WRITTEN TASK: Transcribe the material in full. Nothing should differ except that the pictures are left out.

════════════════

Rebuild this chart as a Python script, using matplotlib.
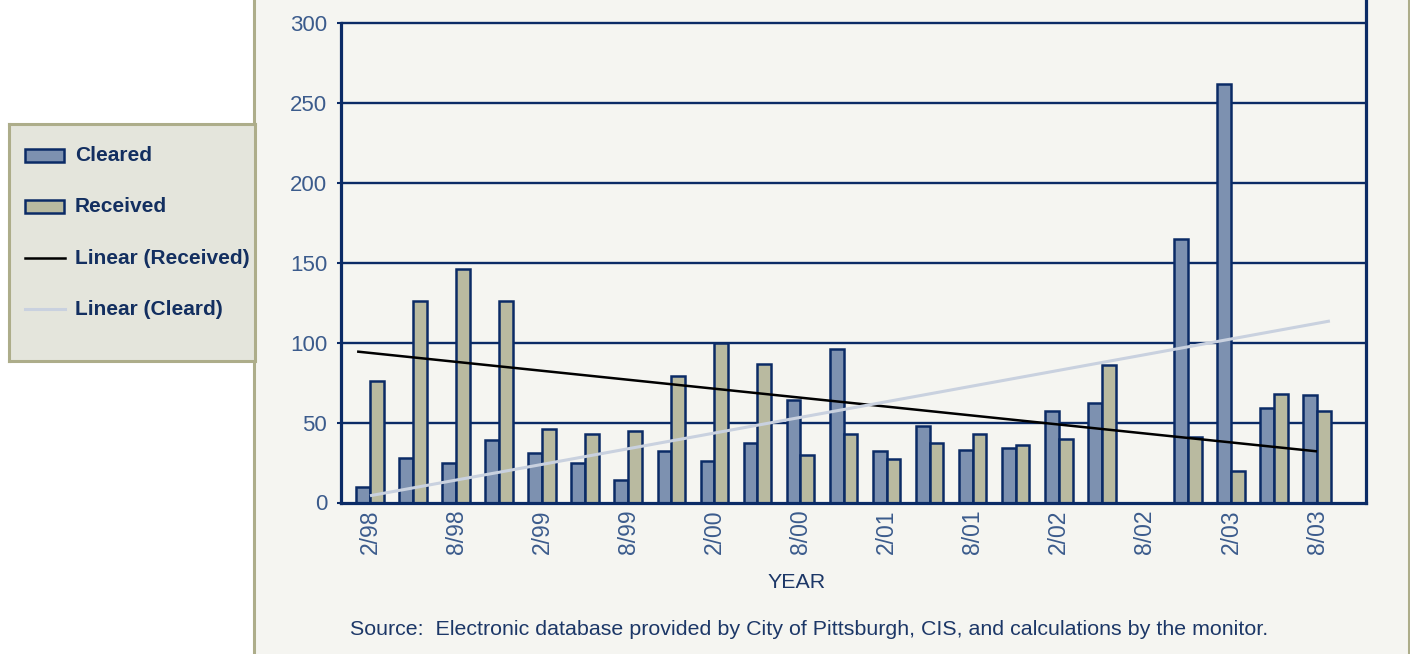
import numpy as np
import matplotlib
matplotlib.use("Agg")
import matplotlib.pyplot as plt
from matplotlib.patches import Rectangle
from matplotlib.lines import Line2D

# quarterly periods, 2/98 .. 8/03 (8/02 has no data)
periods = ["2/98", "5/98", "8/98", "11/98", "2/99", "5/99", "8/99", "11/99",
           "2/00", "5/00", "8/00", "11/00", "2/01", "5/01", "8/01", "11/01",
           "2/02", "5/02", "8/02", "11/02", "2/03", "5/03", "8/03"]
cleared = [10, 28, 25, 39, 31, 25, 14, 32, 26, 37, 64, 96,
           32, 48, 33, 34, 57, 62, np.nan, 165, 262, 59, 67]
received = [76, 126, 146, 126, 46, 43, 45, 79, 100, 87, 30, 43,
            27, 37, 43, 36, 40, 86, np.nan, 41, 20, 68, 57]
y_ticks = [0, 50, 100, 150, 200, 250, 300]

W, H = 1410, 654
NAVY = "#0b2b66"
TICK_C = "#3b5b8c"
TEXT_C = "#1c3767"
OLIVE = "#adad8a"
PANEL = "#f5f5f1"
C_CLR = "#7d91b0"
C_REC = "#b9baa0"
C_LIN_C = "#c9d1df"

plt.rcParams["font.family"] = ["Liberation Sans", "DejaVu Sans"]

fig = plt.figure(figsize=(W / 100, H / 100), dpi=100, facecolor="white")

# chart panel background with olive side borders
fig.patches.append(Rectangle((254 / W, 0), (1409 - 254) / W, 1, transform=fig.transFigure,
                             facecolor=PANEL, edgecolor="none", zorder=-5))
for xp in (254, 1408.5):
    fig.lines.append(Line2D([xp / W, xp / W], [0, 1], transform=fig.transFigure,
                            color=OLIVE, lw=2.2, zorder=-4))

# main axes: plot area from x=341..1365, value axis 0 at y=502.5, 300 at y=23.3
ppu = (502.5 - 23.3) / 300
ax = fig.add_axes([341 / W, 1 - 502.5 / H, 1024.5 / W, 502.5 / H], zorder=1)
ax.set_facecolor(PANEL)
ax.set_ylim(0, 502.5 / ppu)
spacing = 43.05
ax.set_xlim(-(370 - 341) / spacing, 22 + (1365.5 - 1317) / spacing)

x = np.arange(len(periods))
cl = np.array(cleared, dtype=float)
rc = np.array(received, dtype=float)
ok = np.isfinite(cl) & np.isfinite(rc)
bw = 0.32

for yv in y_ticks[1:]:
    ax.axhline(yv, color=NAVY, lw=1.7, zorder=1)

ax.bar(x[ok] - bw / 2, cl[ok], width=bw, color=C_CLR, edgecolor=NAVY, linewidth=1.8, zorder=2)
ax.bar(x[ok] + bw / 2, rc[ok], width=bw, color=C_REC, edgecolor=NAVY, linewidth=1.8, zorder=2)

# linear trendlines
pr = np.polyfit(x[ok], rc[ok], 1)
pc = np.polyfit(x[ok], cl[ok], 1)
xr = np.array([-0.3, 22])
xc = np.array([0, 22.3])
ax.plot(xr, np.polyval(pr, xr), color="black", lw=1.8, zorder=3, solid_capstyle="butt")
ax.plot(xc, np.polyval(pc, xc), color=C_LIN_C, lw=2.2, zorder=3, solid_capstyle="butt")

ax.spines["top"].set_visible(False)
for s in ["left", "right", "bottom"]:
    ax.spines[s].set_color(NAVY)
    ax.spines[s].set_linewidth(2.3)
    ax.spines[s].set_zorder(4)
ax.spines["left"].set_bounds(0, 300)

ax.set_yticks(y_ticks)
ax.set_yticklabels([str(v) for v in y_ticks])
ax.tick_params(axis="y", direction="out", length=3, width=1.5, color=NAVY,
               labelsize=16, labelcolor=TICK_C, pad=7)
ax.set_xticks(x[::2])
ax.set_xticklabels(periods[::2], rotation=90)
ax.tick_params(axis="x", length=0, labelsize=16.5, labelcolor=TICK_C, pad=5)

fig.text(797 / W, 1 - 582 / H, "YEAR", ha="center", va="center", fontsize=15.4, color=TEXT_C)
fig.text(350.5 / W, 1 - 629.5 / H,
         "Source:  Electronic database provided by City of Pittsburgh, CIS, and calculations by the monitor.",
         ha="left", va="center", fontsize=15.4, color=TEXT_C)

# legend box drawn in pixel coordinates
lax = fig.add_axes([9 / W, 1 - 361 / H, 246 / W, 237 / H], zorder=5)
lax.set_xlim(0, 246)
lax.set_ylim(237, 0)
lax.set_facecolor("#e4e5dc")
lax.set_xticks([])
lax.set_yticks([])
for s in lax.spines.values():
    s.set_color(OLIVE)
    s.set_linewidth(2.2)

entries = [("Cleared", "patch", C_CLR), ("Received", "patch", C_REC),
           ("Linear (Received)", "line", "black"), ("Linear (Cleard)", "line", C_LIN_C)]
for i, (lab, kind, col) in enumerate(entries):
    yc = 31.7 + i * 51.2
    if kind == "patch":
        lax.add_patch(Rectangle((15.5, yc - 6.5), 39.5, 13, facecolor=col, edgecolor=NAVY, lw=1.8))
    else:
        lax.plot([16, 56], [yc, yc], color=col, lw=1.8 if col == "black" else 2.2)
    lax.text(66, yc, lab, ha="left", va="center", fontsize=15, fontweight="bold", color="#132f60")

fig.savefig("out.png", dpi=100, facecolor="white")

════════════════

RESULT OF THIS TASK:
Rebuild this chart as a Python script, using matplotlib.
import numpy as np
import matplotlib
matplotlib.use("Agg")
import matplotlib.pyplot as plt
from matplotlib.patches import Rectangle
from matplotlib.lines import Line2D

# quarterly periods, 2/98 .. 8/03 (8/02 has no data)
periods = ["2/98", "5/98", "8/98", "11/98", "2/99", "5/99", "8/99", "11/99",
           "2/00", "5/00", "8/00", "11/00", "2/01", "5/01", "8/01", "11/01",
           "2/02", "5/02", "8/02", "11/02", "2/03", "5/03", "8/03"]
cleared = [10, 28, 25, 39, 31, 25, 14, 32, 26, 37, 64, 96,
           32, 48, 33, 34, 57, 62, np.nan, 165, 262, 59, 67]
received = [76, 126, 146, 126, 46, 43, 45, 79, 100, 87, 30, 43,
            27, 37, 43, 36, 40, 86, np.nan, 41, 20, 68, 57]
y_ticks = [0, 50, 100, 150, 200, 250, 300]

W, H = 1410, 654
NAVY = "#0b2b66"
TICK_C = "#3b5b8c"
TEXT_C = "#1c3767"
OLIVE = "#adad8a"
PANEL = "#f5f5f1"
C_CLR = "#7d91b0"
C_REC = "#b9baa0"
C_LIN_C = "#c9d1df"

plt.rcParams["font.family"] = ["Liberation Sans", "DejaVu Sans"]

fig = plt.figure(figsize=(W / 100, H / 100), dpi=100, facecolor="white")

# chart panel background with olive side borders
fig.patches.append(Rectangle((254 / W, 0), (1409 - 254) / W, 1, transform=fig.transFigure,
                             facecolor=PANEL, edgecolor="none", zorder=-5))
for xp in (254, 1408.5):
    fig.lines.append(Line2D([xp / W, xp / W], [0, 1], transform=fig.transFigure,
                            color=OLIVE, lw=2.2, zorder=-4))

# main axes: plot area from x=341..1365, value axis 0 at y=502.5, 300 at y=23.3
ppu = (502.5 - 23.3) / 300
ax = fig.add_axes([341 / W, 1 - 502.5 / H, 1024.5 / W, 502.5 / H], zorder=1)
ax.set_facecolor(PANEL)
ax.set_ylim(0, 502.5 / ppu)
spacing = 43.05
ax.set_xlim(-(370 - 341) / spacing, 22 + (1365.5 - 1317) / spacing)

x = np.arange(len(periods))
cl = np.array(cleared, dtype=float)
rc = np.array(received, dtype=float)
ok = np.isfinite(cl) & np.isfinite(rc)
bw = 0.32

for yv in y_ticks[1:]:
    ax.axhline(yv, color=NAVY, lw=1.7, zorder=1)

ax.bar(x[ok] - bw / 2, cl[ok], width=bw, color=C_CLR, edgecolor=NAVY, linewidth=1.8, zorder=2)
ax.bar(x[ok] + bw / 2, rc[ok], width=bw, color=C_REC, edgecolor=NAVY, linewidth=1.8, zorder=2)

# linear trendlines
pr = np.polyfit(x[ok], rc[ok], 1)
pc = np.polyfit(x[ok], cl[ok], 1)
xr = np.array([-0.3, 22])
xc = np.array([0, 22.3])
ax.plot(xr, np.polyval(pr, xr), color="black", lw=1.8, zorder=3, solid_capstyle="butt")
ax.plot(xc, np.polyval(pc, xc), color=C_LIN_C, lw=2.2, zorder=3, solid_capstyle="butt")

ax.spines["top"].set_visible(False)
for s in ["left", "right", "bottom"]:
    ax.spines[s].set_color(NAVY)
    ax.spines[s].set_linewidth(2.3)
    ax.spines[s].set_zorder(4)
ax.spines["left"].set_bounds(0, 300)

ax.set_yticks(y_ticks)
ax.set_yticklabels([str(v) for v in y_ticks])
ax.tick_params(axis="y", direction="out", length=3, width=1.5, color=NAVY,
               labelsize=16, labelcolor=TICK_C, pad=7)
ax.set_xticks(x[::2])
ax.set_xticklabels(periods[::2], rotation=90)
ax.tick_params(axis="x", length=0, labelsize=16.5, labelcolor=TICK_C, pad=5)

fig.text(797 / W, 1 - 582 / H, "YEAR", ha="center", va="center", fontsize=15.4, color=TEXT_C)
fig.text(350.5 / W, 1 - 629.5 / H,
         "Source:  Electronic database provided by City of Pittsburgh, CIS, and calculations by the monitor.",
         ha="left", va="center", fontsize=15.4, color=TEXT_C)

# legend box drawn in pixel coordinates
lax = fig.add_axes([9 / W, 1 - 361 / H, 246 / W, 237 / H], zorder=5)
lax.set_xlim(0, 246)
lax.set_ylim(237, 0)
lax.set_facecolor("#e4e5dc")
lax.set_xticks([])
lax.set_yticks([])
for s in lax.spines.values():
    s.set_color(OLIVE)
    s.set_linewidth(2.2)

entries = [("Cleared", "patch", C_CLR), ("Received", "patch", C_REC),
           ("Linear (Received)", "line", "black"), ("Linear (Cleard)", "line", C_LIN_C)]
for i, (lab, kind, col) in enumerate(entries):
    yc = 31.7 + i * 51.2
    if kind == "patch":
        lax.add_patch(Rectangle((15.5, yc - 6.5), 39.5, 13, facecolor=col, edgecolor=NAVY, lw=1.8))
    else:
        lax.plot([16, 56], [yc, yc], color=col, lw=1.8 if col == "black" else 2.2)
    lax.text(66, yc, lab, ha="left", va="center", fontsize=15, fontweight="bold", color="#132f60")

fig.savefig("out.png", dpi=100, facecolor="white")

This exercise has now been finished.